Mas há também outro elemento a ser levado em conta. Somos incitados constantemente a olhar para o próprio umbigo. Assista TV durante algum tempo e você verá como as propagandas e muitos programas autorizam e até promovem esse tipo de egoísmo. Altruísmo e generosidade são raramente distribuídos no mercado. Em primeiro lugar vem sempre a minha satisfação. Depois a gente vê como fica o resto. E isso acaba se refletindo na maneira como vamos construindo as nossas teias afetivas. Repare: mesmo quando estamos em casa, é comum nos trancarmos no quarto, distante dos demais para, finalmente, podermos entrar em alguma rede social. Agregue-se a isso o fascínio pelo celular e temos o perfil de uma geração que já não vê com bons olhos os contatos tridimensionais.
É difícil abdicar da importância que nos atribuímos. Mais difícil ainda é compreender as necessidades e carências das pessoas próximas a nós. Porém, se não fizermos um esforço para caminhar no sentido contrário, estaremos fadados a continuar sendo portadores desse tipo de patologia. O que pode nos ajudar a quebrar essa postura é colocar uma mordaça imaginária na boca antes de despejar diante do primeiro passante os nossos pequenos e comezinhos dramas. Perceber que quase nada do que entronizamos num altar é realmente importante. Mudar o foco. Ou, numa perspectiva mais radical, procurar ajuda terapêutica, se persistirem os sintomas.

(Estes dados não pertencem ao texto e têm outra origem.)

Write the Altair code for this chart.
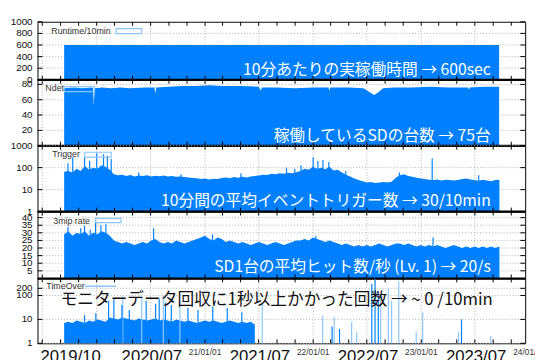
import altair as alt
import pandas as pd

BLUE = "#0080ff"
LIGHT = "#8cc6ff"
GRIDC = "#b0b0b0"
W = 496
H = [59, 67, 67, 68, 66]
STRIP_H = 17
X_DOMAIN = [alt.DateTime(year=2019, month=6, date=15), alt.DateTime(year=2023, month=12, date=18)]
X_DOMAIN_STRIP = [alt.DateTime(year=2019, month=6, date=15), alt.DateTime(year=2024, month=1, date=20)]
FONT = "Liberation Sans"

# ---------------- data ----------------
runtime_dates = ["2019-09-13", "2023-09-21"]
runtime_vals = [600, 600]

ndet_dates = ["2019-09-13", "2019-10-15", "2019-11-15", "2019-12-15", "2019-12-20", "2019-12-22",
              "2019-12-25", "2020-01-20", "2020-02-20", "2020-03-20", "2020-04-20", "2020-06-15",
              "2020-07-14", "2020-07-17", "2020-07-20", "2020-09-01", "2020-10-15", "2020-12-01",
              "2021-01-15", "2021-03-01", "2021-05-01", "2021-07-01", "2021-07-08", "2021-07-12",
              "2021-09-01", "2021-11-01", "2022-01-01", "2022-02-22", "2022-02-25", "2022-02-28",
              "2022-05-01", "2022-06-20", "2022-07-10", "2022-07-26", "2022-08-10", "2022-08-25",
              "2022-10-01", "2022-12-01", "2023-02-01", "2023-04-01", "2023-06-08", "2023-06-11",
              "2023-06-14", "2023-08-01", "2023-09-21"]
ndet_vals = [75, 76, 75, 76, 75, 52,
             75, 76, 75, 76, 75, 76,
             76, 68, 76, 77, 78, 78,
             79, 78, 78, 77, 72, 76,
             76, 75, 76, 76, 72, 76,
             76, 75, 70, 66, 70, 75,
             76, 76, 77, 76, 76, 73,
             76, 77, 77]

base_start = "2019-09-13"   # 14-day samples
trigger_vals = [65, 70, 60, 90, 70, 120, 80, 100, 90, 130, 110, 80,
                50, 45, 48, 42, 46, 40, 44, 42, 45, 40, 43, 41, 44, 40, 42, 38,
                40, 37, 36, 34,
                33, 30, 32, 29, 31, 30,
                34, 36, 33, 37, 35, 38, 36, 40, 42,
                44, 48, 46, 52, 50, 55, 52, 58, 56, 62,
                70, 90, 80, 110, 90, 100, 85, 110, 75, 80,
                60, 48, 40, 32, 27, 24,
                21, 22, 20, 21, 22, 21, 23,
                35, 45, 50, 42, 38, 35, 32, 30,
                28, 27, 29, 26, 28, 27, 26, 27,
                30, 32, 29, 27, 25, 28, 26, 24, 27, 28]
mip_vals = [29, 31, 28, 30, 29, 31, 28, 30, 29, 31, 30, 28,
            25, 24, 23, 24, 23, 22, 23, 24, 23, 25, 26, 24, 23, 24, 23, 25,
            24, 23, 24, 25,
            26, 27, 28, 26, 25, 27,
            26, 24, 25, 24, 23, 24, 23, 22, 23,
            24, 23, 22, 23, 24, 23, 22, 23, 24, 25,
            25, 26, 25, 27, 26, 25, 24, 25, 24, 23,
            22, 23, 22, 21, 22, 21,
            22, 21, 22, 23, 22, 21, 22,
            23, 23, 22, 23, 22, 21, 22, 21,
            22, 21, 22, 21, 20, 21, 22, 21,
            20, 21, 20, 21, 20, 21, 20, 21, 20, 21]
timeover_vals = [7, 8, 7, 9, 8, 7, 9, 8, 10, 9, 8, 12,
                 11, 10, 12, 11, 10, 9, 11, 10, 9, 10, 11, 9,
                 10, 9, 8, 10, 9, 8, 9, 8, 7, 8, 9, 8,
                 9, 8, 7, 8, 9, 8, 7, 8, 7, 8, 6]

trigger_spike_dates = ["2019-09-26", "2019-10-12", "2019-11-21", "2019-12-08", "2020-01-01", "2020-01-24",
                       "2020-02-06", "2020-02-19", "2020-05-22", "2020-10-12", "2021-05-02", "2021-10-03",
                       "2021-10-31", "2021-11-21", "2022-01-01", "2022-01-17", "2022-02-03", "2022-02-23",
                       "2022-04-21", "2022-10-19", "2023-02-07", "2023-07-14"]
trigger_spike_vals = [160, 300, 300, 200, 450, 400, 350, 250, 60, 50, 55, 100,
                      90, 130, 300, 200, 220, 180, 70, 60, 260, 45]

mip_spike_dates = ["2019-09-26", "2019-11-08", "2019-11-21", "2019-12-10", "2019-12-28", "2020-01-15",
                   "2020-02-01", "2020-07-11", "2021-01-26", "2022-01-10", "2023-02-10"]
mip_spike_vals = [34, 33, 34.6, 32, 37, 35, 35.7, 33, 29, 28, 27]

to_dark_dates = ["2019-11-21", "2019-12-29", "2020-02-10", "2020-02-28", "2020-03-26", "2020-04-20",
                 "2020-06-16", "2020-07-18", "2020-07-30", "2020-08-20", "2020-09-09", "2020-11-04",
                 "2020-12-08", "2021-01-27", "2021-03-17", "2021-05-05",
                 "2022-03-06", "2022-03-31", "2022-07-18", "2022-07-29", "2022-08-09", "2023-05-17"]
to_dark_vals = [15, 18, 60, 70, 40, 25, 60, 45, 70, 50, 40, 30, 25, 35, 30, 20,
                5, 4, 300, 500, 150, 10]
to_light_dates = ["2020-03-29", "2020-06-01", "2020-08-13", "2020-10-08", "2021-07-13", "2022-02-02",
                  "2022-03-13", "2022-05-11", "2022-05-28", "2022-08-17", "2022-09-12", "2022-09-23",
                  "2022-10-17", "2022-12-15", "2023-01-06", "2023-05-07", "2023-08-24"]
to_light_vals = [90, 85, 100, 60, 45, 15, 13, 8, 3, 80, 200, 60, 400, 3, 20, 3, 2]

grid_dates = ["2019-07-01", "2020-01-01", "2020-07-01", "2021-01-01", "2021-07-01",
              "2022-01-01", "2022-07-01", "2023-01-01", "2023-07-01"]
minor_tick_dates = pd.date_range("2019-07-01", "2023-12-01", freq="2MS").strftime("%Y-%m-%d").tolist()

small_label_dates = ["2021-01-01", "2022-01-01", "2023-01-01", "2024-01-01"]
small_label_texts = ["21/01/01", "22/01/01", "23/01/01", "24/01/01"]
big_label_dates = ["2019-10-05", "2020-07-05", "2021-07-05", "2022-07-05", "2023-07-05"]
big_label_texts = ["2019/10", "2020/07", "2021/07", "2022/07", "2023/07"]


def frame(dates, vals):
    return pd.DataFrame({"date": dates, "value": vals})


dates14 = pd.date_range(base_start, periods=len(trigger_vals), freq="14D").strftime("%Y-%m-%d").tolist()
dates14_to = dates14[:len(timeover_vals)]

XS = alt.Scale(domain=X_DOMAIN)


def X():
    return alt.X("date:T", scale=XS, axis=None)


def Y(sc):
    return alt.Y("value:Q", scale=sc, axis=None)


def grid_layers(h, sc, yvals):
    gd = pd.DataFrame({"date": grid_dates})
    yt = pd.DataFrame({"value": yvals})
    return [
        alt.Chart(gd).mark_rule(color=GRIDC, strokeWidth=1, strokeDash=[1, 2]).encode(
            x=X(), y=alt.value(0), y2=alt.value(h)),
        alt.Chart(yt).mark_rule(color=GRIDC, strokeWidth=1, strokeDash=[1, 2]).encode(
            y=Y(sc), x=alt.value(0), x2=alt.value(W)),
    ]


def tick_layers(h, sc, yvals):
    mt = pd.DataFrame({"date": minor_tick_dates})
    yt = pd.DataFrame({"value": yvals, "lab": [str(v) for v in yvals]})
    return [
        alt.Chart(mt).mark_rule(color="black", strokeWidth=1).encode(
            x=X(), y=alt.value(0), y2=alt.value(4)),
        alt.Chart(mt).mark_rule(color="black", strokeWidth=1).encode(
            x=X(), y=alt.value(h - 4), y2=alt.value(h)),
        alt.Chart(yt).mark_rule(color="black", strokeWidth=1).encode(
            y=Y(sc), x=alt.value(0), x2=alt.value(5)),
        alt.Chart(yt).mark_rule(color="black", strokeWidth=1).encode(
            y=Y(sc), x=alt.value(W - 5), x2=alt.value(W)),
        alt.Chart(yt).mark_text(align="right", baseline="middle", fontSize=10,
                                font=FONT, color="#111").encode(
            y=Y(sc), x=alt.value(-5), text="lab:N"),
    ]


def legend(text, tx, ty, box=None, line=None):
    layers = [alt.Chart(pd.DataFrame({"t": [text]})).mark_text(
        align="left", baseline="middle", fontSize=9, font=FONT, color="#333").encode(
        text="t:N", x=alt.value(tx), y=alt.value(ty))]
    if box:
        layers.append(alt.Chart(pd.DataFrame({"t": [0]})).mark_rect(
            fill="white", fillOpacity=0, stroke=LIGHT, strokeWidth=1.2).encode(
            x=alt.value(box[0]), x2=alt.value(box[1]), y=alt.value(box[2]), y2=alt.value(box[3])))
    if line:
        layers.append(alt.Chart(pd.DataFrame({"t": [0]})).mark_rule(
            color=LIGHT, strokeWidth=1.5).encode(
            x=alt.value(line[0]), x2=alt.value(line[1]), y=alt.value(line[2])))
    return layers


def annot(text, y, color="white", size=16, right=461):
    return alt.Chart(pd.DataFrame({"t": [text]})).mark_text(
        align="right", baseline="middle", fontSize=size, font="Noto Sans CJK JP", color=color).encode(
        text="t:N", x=alt.value(right), y=alt.value(y))


def sep(h):
    return alt.Chart(pd.DataFrame({"t": [0]})).mark_rule(color="black", strokeWidth=2).encode(
        x=alt.value(0), x2=alt.value(W), y=alt.value(h))


FRAME = alt.ViewBackground(stroke="black", strokeWidth=1)

# Panel 1: Runtime
s1 = alt.Scale(type="linear", domain=[0, 1000])
p1_vals = [0, 200, 400, 600, 800, 1000]
p1 = alt.layer(
    *grid_layers(H[0], s1, p1_vals),
    alt.Chart(frame(runtime_dates, runtime_vals)).mark_area(color=BLUE).encode(x=X(), y=Y(s1)),
    *tick_layers(H[0], s1, p1_vals),
    *legend("Runtime/10min", 14, 9, box=(80, 106, 7, 12)),
    annot("10分あたりの実稼働時間 → 600sec", 49),
    sep(H[0]),
).properties(width=W, height=H[0], view=FRAME)

# Panel 2: Ndet
s2 = alt.Scale(type="linear", domain=[0, 86])
p2_vals = [20, 40, 60, 80]
p2 = alt.layer(
    *grid_layers(H[1], s2, p2_vals),
    alt.Chart(frame(ndet_dates, ndet_vals)).mark_area(color=BLUE).encode(x=X(), y=Y(s2)),
    *tick_layers(H[1], s2, p2_vals),
    *legend("Ndet", 8, 8.7, box=(27, 58, 7, 12)),
    annot("稼働しているSDの台数 → 75台", 57),
    sep(H[1]),
).properties(width=W, height=H[1], view=FRAME)

# Panel 3: Trigger
s3 = alt.Scale(type="log", domain=[1, 1000])
p3_vals = [1, 10, 100, 1000]
p3 = alt.layer(
    *grid_layers(H[2], s3, p3_vals),
    alt.Chart(frame(dates14, trigger_vals)).mark_area(color=BLUE).encode(
        x=X(), y=Y(s3), y2=alt.datum(1)),
    alt.Chart(frame(trigger_spike_dates, trigger_spike_vals)).mark_rule(color=BLUE, strokeWidth=1.2).encode(
        x=X(), y=Y(s3), y2=alt.datum(1)),
    *tick_layers(H[2], s3, p3_vals),
    *legend("Trigger", 15, 9, box=(48, 75, 6.7, 11.7)),
    annot("10分間の平均イベントトリガー数 → 30/10min", 56.7),
    sep(H[2]),
).properties(width=W, height=H[2], view=FRAME)

# Panel 4: 3mip rate
s4 = alt.Scale(type="linear", domain=[0, 44])
p4_vals = [5, 10, 15, 20, 25, 30, 35, 40]
p4 = alt.layer(
    *grid_layers(H[3], s4, p4_vals),
    alt.Chart(frame(dates14, mip_vals)).mark_area(color=BLUE).encode(x=X(), y=Y(s4)),
    alt.Chart(frame(mip_spike_dates, mip_spike_vals)).mark_rule(color=BLUE, strokeWidth=1.2).encode(
        x=X(), y=Y(s4), y2=alt.datum(0)),
    *tick_layers(H[3], s4, p4_vals),
    *legend("3mip rate", 16, 9.7, box=(59, 85, 7, 11.3)),
    annot("SD1台の平均ヒット数/秒 (Lv. 1) → 20/s", 56),
    sep(H[3]),
).properties(width=W, height=H[3], view=FRAME)

# Panel 5: TimeOver
s5 = alt.Scale(type="log", domain=[1, 520])
p5_vals = [1, 10, 100, 200]
p5 = alt.layer(
    *grid_layers(H[4], s5, p5_vals),
    alt.Chart(frame(dates14_to, timeover_vals)).mark_area(color=BLUE).encode(
        x=X(), y=Y(s5), y2=alt.datum(1)),
    alt.Chart(frame(to_light_dates, to_light_vals)).mark_rule(color=LIGHT, strokeWidth=1.2).encode(
        x=X(), y=Y(s5), y2=alt.datum(1)),
    alt.Chart(frame(to_dark_dates, to_dark_vals)).mark_rule(color=BLUE, strokeWidth=1.2).encode(
        x=X(), y=Y(s5), y2=alt.datum(1)),
    *tick_layers(H[4], s5, p5_vals),
    *legend("TimeOver", 9, 8, line=(48, 80, 8)),
    annot("モニターデータ回収に1秒以上かかった回数 → ~ 0 /10min", 22, color="#111", size=17, right=463),
).properties(width=W, height=H[4], view=FRAME)

# Bottom strip with the date labels (clipped at the picture edge like the reference)
XS2 = alt.Scale(domain=X_DOMAIN_STRIP)
strip = alt.layer(
    alt.Chart(pd.DataFrame({"date": small_label_dates, "t": small_label_texts})).mark_text(
        align="center", baseline="top", fontSize=8.5, font=FONT, color="#333", clip=True).encode(
        x=alt.X("date:T", scale=XS2, axis=None), y=alt.value(5), text="t:N"),
    alt.Chart(pd.DataFrame({"date": big_label_dates, "t": big_label_texts})).mark_text(
        align="center", baseline="alphabetic", fontSize=17, font=FONT, color="#111", clip=True).encode(
        x=alt.X("date:T", scale=XS2, axis=None), y=alt.value(19), text="t:N"),
).properties(width=W + 10, height=STRIP_H, view=alt.ViewBackground(stroke="transparent", strokeWidth=0))

chart = alt.vconcat(p1, p2, p3, p4, p5, strip, spacing=0, bounds="flush").resolve_scale(
    x="independent", y="independent"
).properties(padding={"left": 2, "top": 5, "right": 0, "bottom": 0})

chart.save("out.html", embed_options={"renderer": "svg", "actions": False})
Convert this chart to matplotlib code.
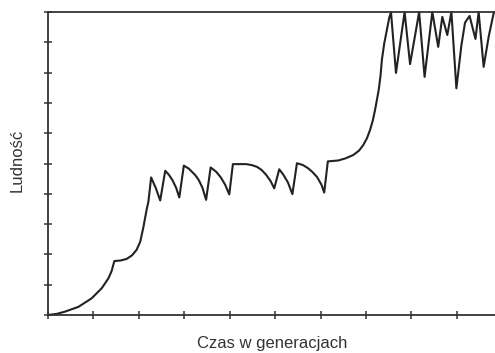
import matplotlib.pyplot as plt

# ==============================
# Data
# ==============================
time_gen = [0.00, 0.20, 0.37, 0.67, 0.96, 1.18, 1.33, 1.40, 1.46,
            1.60, 1.73, 1.85, 1.95, 2.03, 2.10, 2.17, 2.21, 2.27,
            2.37, 2.47, 2.58, 2.66, 2.74, 2.82, 2.89,
            2.99, 3.10, 3.24, 3.32, 3.40, 3.48,
            3.58, 3.70, 3.80, 3.90, 3.99,
            4.07, 4.36, 4.48, 4.60, 4.70, 4.80, 4.90, 4.98,
            5.09, 5.18, 5.28, 5.38,
            5.48, 5.61, 5.72, 5.82, 5.92, 6.02, 6.08,
            6.16, 6.39, 6.55, 6.72, 6.85, 6.94, 7.02, 7.09, 7.15, 7.20, 7.24,
            7.28, 7.32, 7.35, 7.40, 7.46, 7.51, 7.55,
            7.66, 7.85, 7.97, 8.17, 8.29, 8.46, 8.59, 8.68, 8.79, 8.88,
            8.99, 9.10, 9.18, 9.28, 9.41, 9.48, 9.59, 9.70, 9.81, 9.84]
population = [0.00, 0.04, 0.11, 0.27, 0.55, 0.88, 1.21, 1.45, 1.78,
              1.80, 1.85, 1.97, 2.15, 2.42, 2.90, 3.47, 3.74, 4.54,
              4.20, 3.78, 4.76, 4.63, 4.45, 4.20, 3.88,
              4.93, 4.83, 4.62, 4.45, 4.20, 3.80,
              4.87, 4.73, 4.55, 4.30, 3.98,
              4.98, 4.98, 4.95, 4.89, 4.79, 4.63, 4.42, 4.18,
              4.81, 4.63, 4.38, 3.99,
              5.01, 4.95, 4.85, 4.72, 4.56, 4.30, 4.04,
              5.07, 5.10, 5.17, 5.28, 5.43, 5.61, 5.83, 6.11, 6.42, 6.77, 7.10,
              7.43, 7.90, 8.42, 8.95, 9.41, 9.80, 10.0,
              7.99, 10.0, 8.28, 10.0, 7.86, 10.0, 8.85, 9.84, 9.24, 10.0,
              7.48, 8.90, 9.65, 9.87, 9.11, 10.0, 8.19, 9.18, 9.96, 10.0]

x_ticks = list(range(10))
y_ticks = list(range(11))

# ==============================
# Plot
# ==============================
plt.rcParams["font.family"] = ["Liberation Sans", "DejaVu Sans"]

fig = plt.figure(figsize=(4.95, 3.53), dpi=100)
ax = fig.add_axes([0.097, 0.1076, 0.903, 0.8584])

ax.plot(time_gen, population, color="#222222", linewidth=1.5,
        solid_joinstyle="round", clip_on=False)

ax.set_xlim(0, 9.84)
ax.set_ylim(0, 10)
ax.set_xticks(x_ticks)
ax.set_yticks(y_ticks)
ax.set_xticklabels([])
ax.set_yticklabels([])
ax.tick_params(direction="inout", length=6, width=1.1, color="#333333")

for side in ["left", "bottom", "top"]:
    ax.spines[side].set_color("#333333")
    ax.spines[side].set_linewidth(1.3)
ax.spines["right"].set_visible(False)

fig.text(0.034, 0.545, "Ludność", rotation=90, ha="center", va="center",
         fontsize=12, color="#333333")
fig.text(0.55, 0.028, "Czas w generacjach", ha="center", va="center",
         fontsize=12, color="#333333")

fig.savefig("out.png", dpi=100)
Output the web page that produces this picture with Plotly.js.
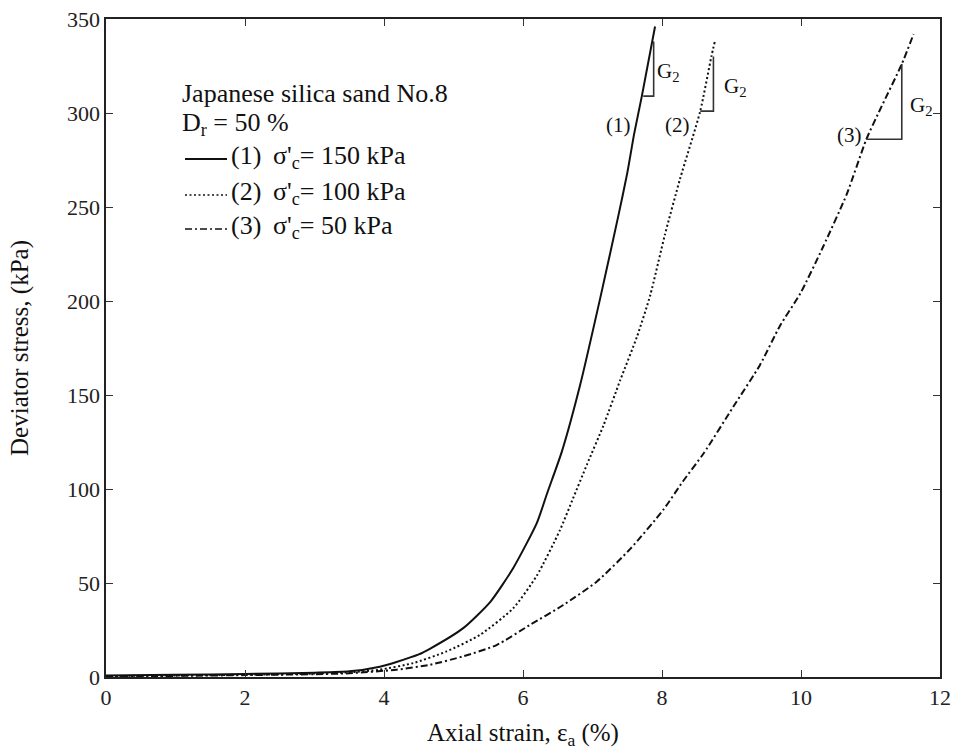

Toda a natureza, exceto a do homem, se inclina para o silêncio. Sejamos também nós interlocutores que sabem, com certo grau de sabedoria, ouvir o que aflige quem está ao nosso lado. Que nossa presença não seja percebida apenas fisicamente. Existem diversas maneiras de nos desconectarmos do nosso pequeno eu. Vamos continuar escrevendo nossa história pessoal sem tanta estridência. Caso contrário, naufragaremos numa solidão repleta de testemunhas.